Yes I know her marriage will eventually implode. Too bad it will be too late for our M and our family. I feel for my kids, but I've made a good start at moving on. I'll be better next month.
M 63 W 40 M 4/91 S14/D9 bomb 7/6/07 D filed 8/3/07 final 2/4/08 thread
Why wait for next month....start today! Chances are your STBXW is like mine.....completely NOT the person that you married. Can't say why that one is....what is going on with them but I have realized the sooner that you come to grips with that, it makes it easier to deal with.
I still hold out hope that my XW will again become the person taht I fell in love with, however, I am not stopping my life and waiting around. I am enjoying and living life! Having her (the woman that I married) would just be a plus!
Hang in there....we are all supporting you!
CIAZ M 7/97 S 5/05 D 8/06 Both 33 years old No kids
Confused - Thanks for the good words! Actually, I've been GALing for six months, so I really haven't waited. I'm just going through an emotional rough spot as the D final date draws near.
You're right though. The woman I married no longer exists. The OM should be careful what he wishes for. She's on best behavior for him now, but just wait til after the wedding. She will revert to the egocentric, self seeking woman with narcissistic personality disorder that I have come to know over the past year. Should be interesting.

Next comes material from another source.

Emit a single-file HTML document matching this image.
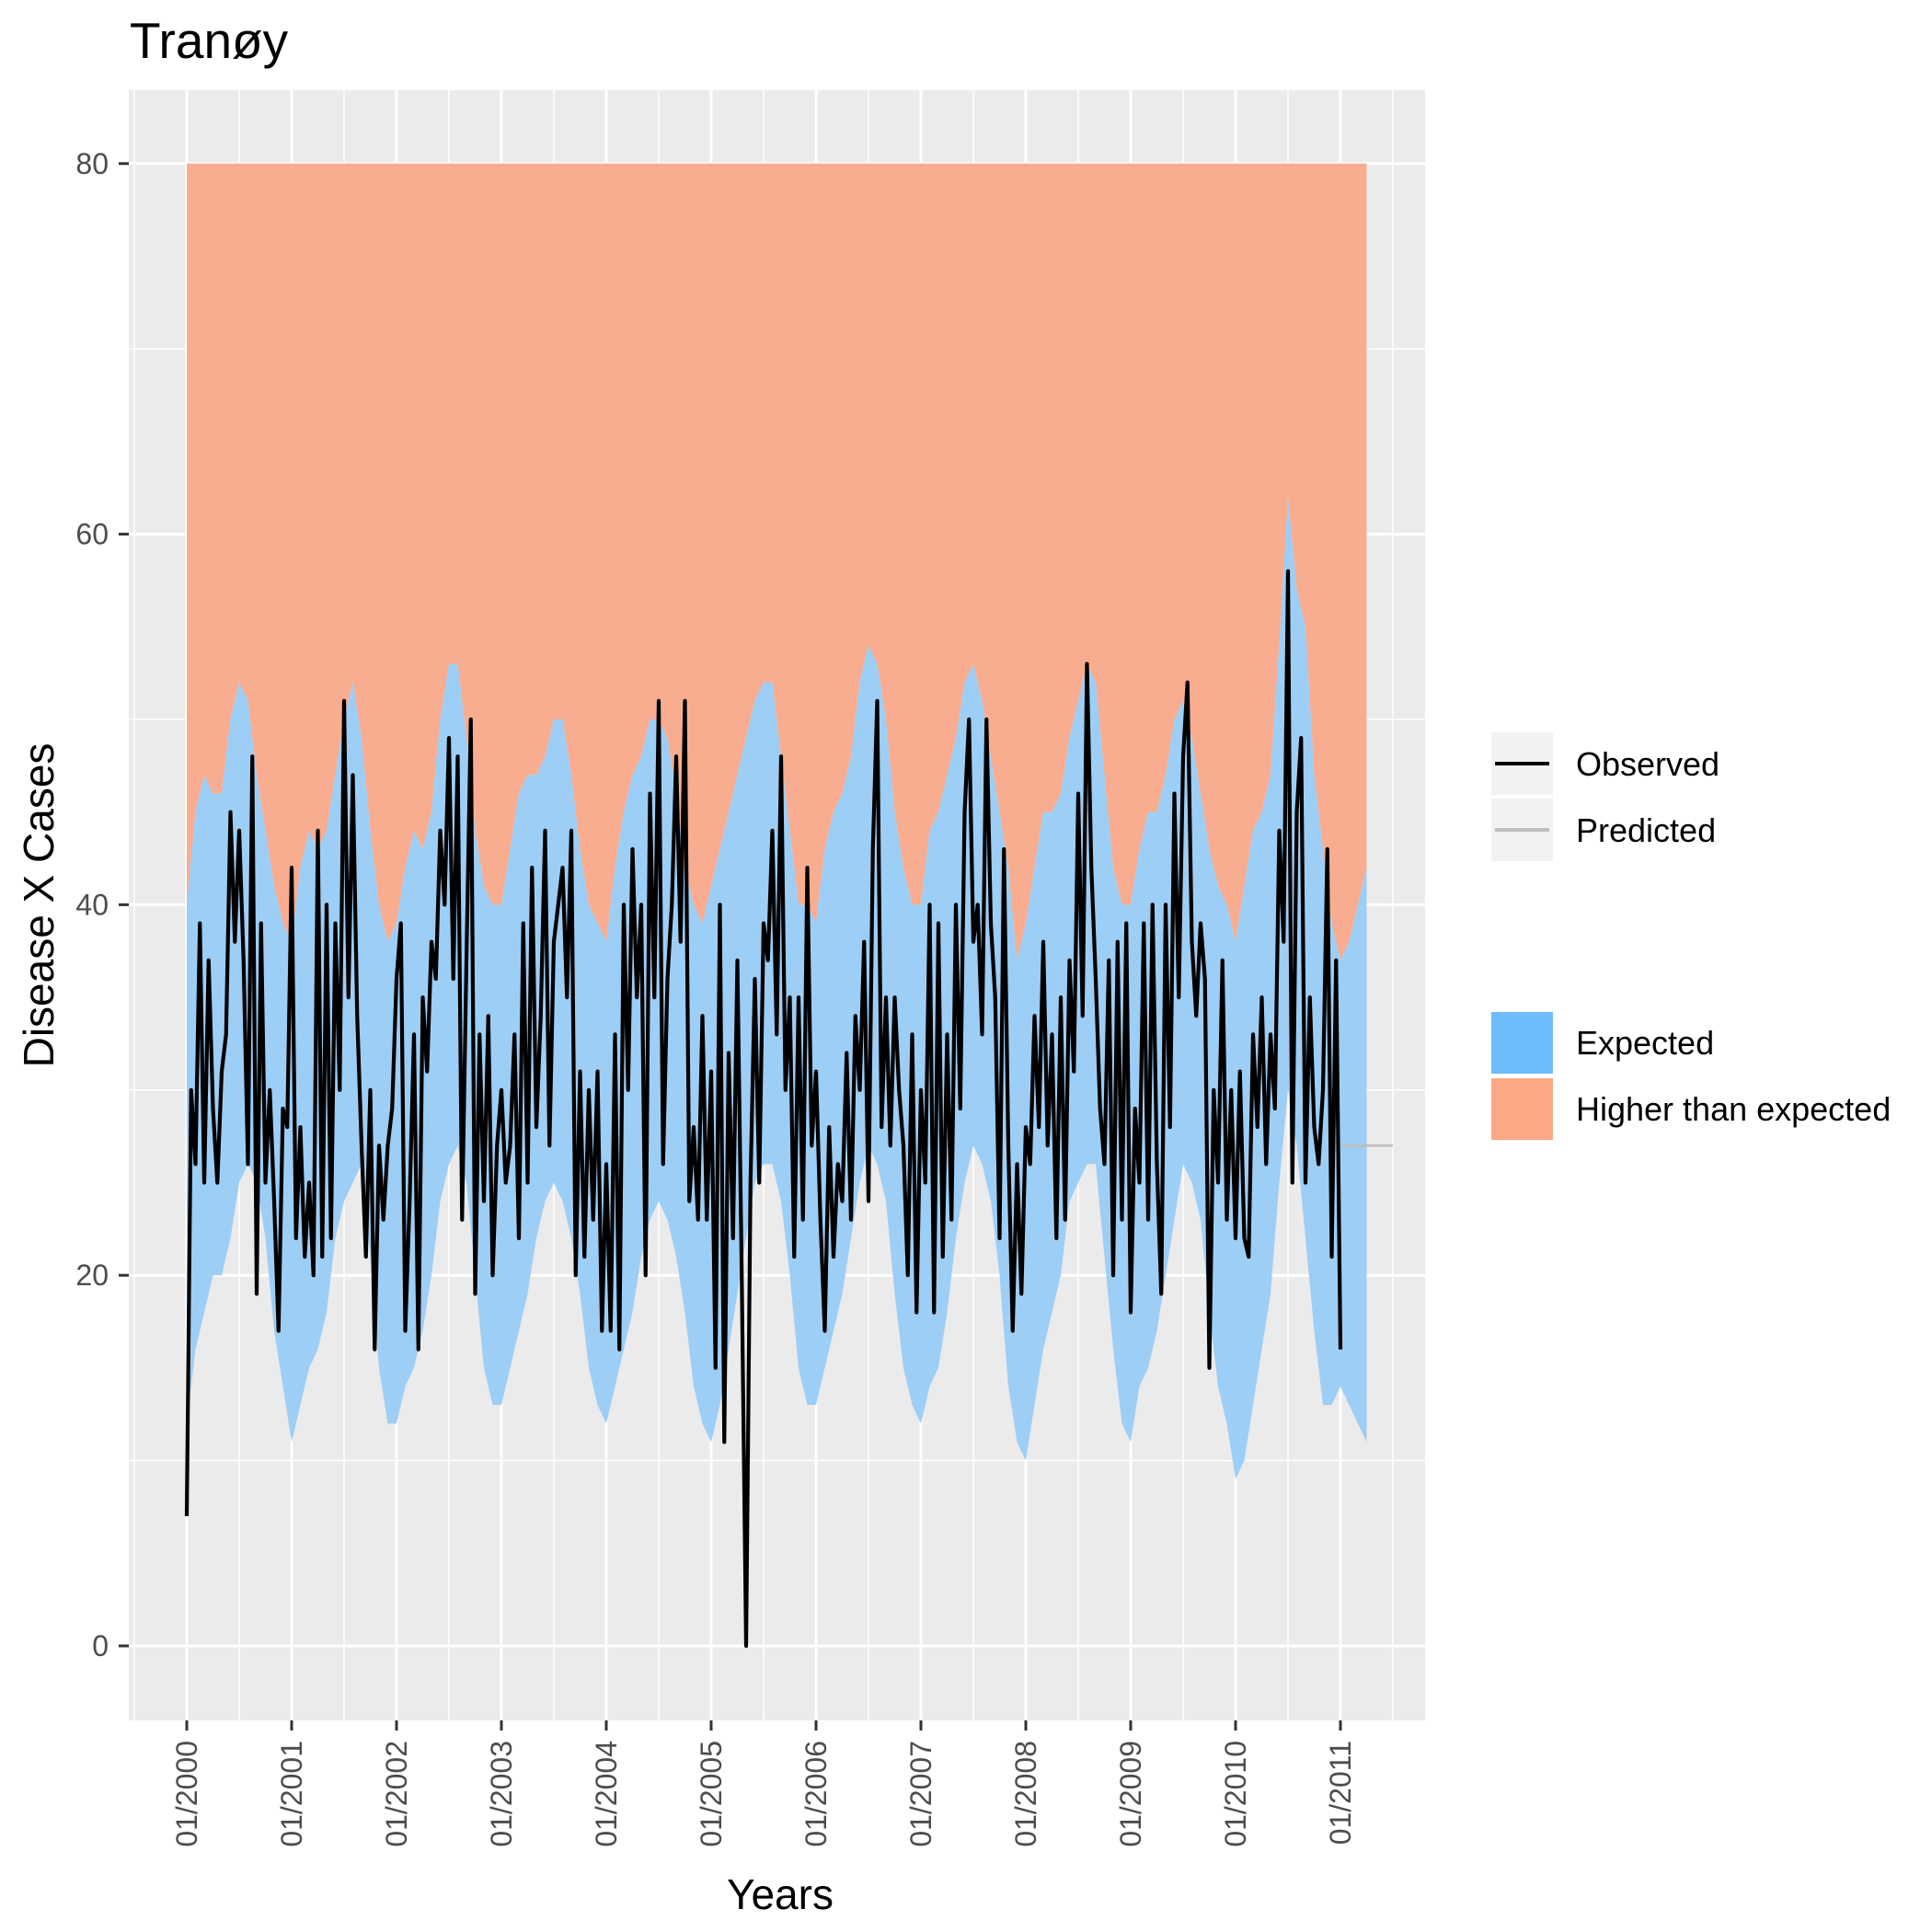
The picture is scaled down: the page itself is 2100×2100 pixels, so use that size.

M 63 W 40 M 4/91 S14/D9 bomb 7/6/07 D filed 8/3/07 final 2/4/08 thread
Hi there, Just wanted to express my sympathies at the hell you are going through. You are not alone. When my ex told me he was getting married, I knew it was coming. I had found about the other woman while he was still living here, but of course I'd hoped they wouldn't get married. Of course, they did before the print could dry on our divorce decree. My ex came by the house one day while my older kids were at school to drop the bomb. I was at home with my 1 and 2 year old still in diapers. He also asked ME to break the news to all the kids for him. I don't remember what I said back to him. I just remember him walking out of the house, and me going back to wash dishes at the sink. About a minute later I started screaming my head off. I screamed and screamed and yelled and screamed. Then I went to the bathroomand I threw up. Then I laid down on the bathroom floor and cried uncontrollably in between puking. I really had a mini breakdown right there in the bathroom. And my 1 and 2 y.o. drug blankets and pillows into the bathroom where I was laying having a breakdown, and put the pillows under my head, covered me up with blankets, and then drug all their toys and bears into the bathroom and sat there with me for the next 2 hours while I cried and threw up.
Then I called my mom and she told me that she wanted to poke out my ex husband's eyes and ring his neck. That always makes me feel better lol....and my babies hugged me, and said "Mommy u ok?"
And then I got up, wiped my face, and went on with life.
So you are not alone. And you have every right to feel like your heart is breaking. But keep yourself busy, keep doing what you need to do, keep good friends by your side, watch lots of funny movies, listen to only happy music, and keep believing that you are a person of value. And I promise you that it will not always be this painful.
Good luck to you. My D just happened - the ink is still wet.
However, it is a relief of sorts. I fought the fight for two years - now it is time to move on. I focus on that - the present and a future filled with opportunity. I try not to live in the past any longer.
But is is difficult. I visited my house yesterday - she finally moved out and returned it to me per the D agreement. It was hard, looking at the empty place and remembering the good times. But remembering the good times helps us heal.
Quote:
The woman I married no longer exists.
That is the attitude but one so hard to accept. I don't like to call them aliens b/c that is angry - but the "Invasion of the Body Snatchers" always comes to mind here. And also remember that she cannot hurt you any longer.
So treat the D as your opportunity to start fresh. Improve what you can and accept the rest. You will do well.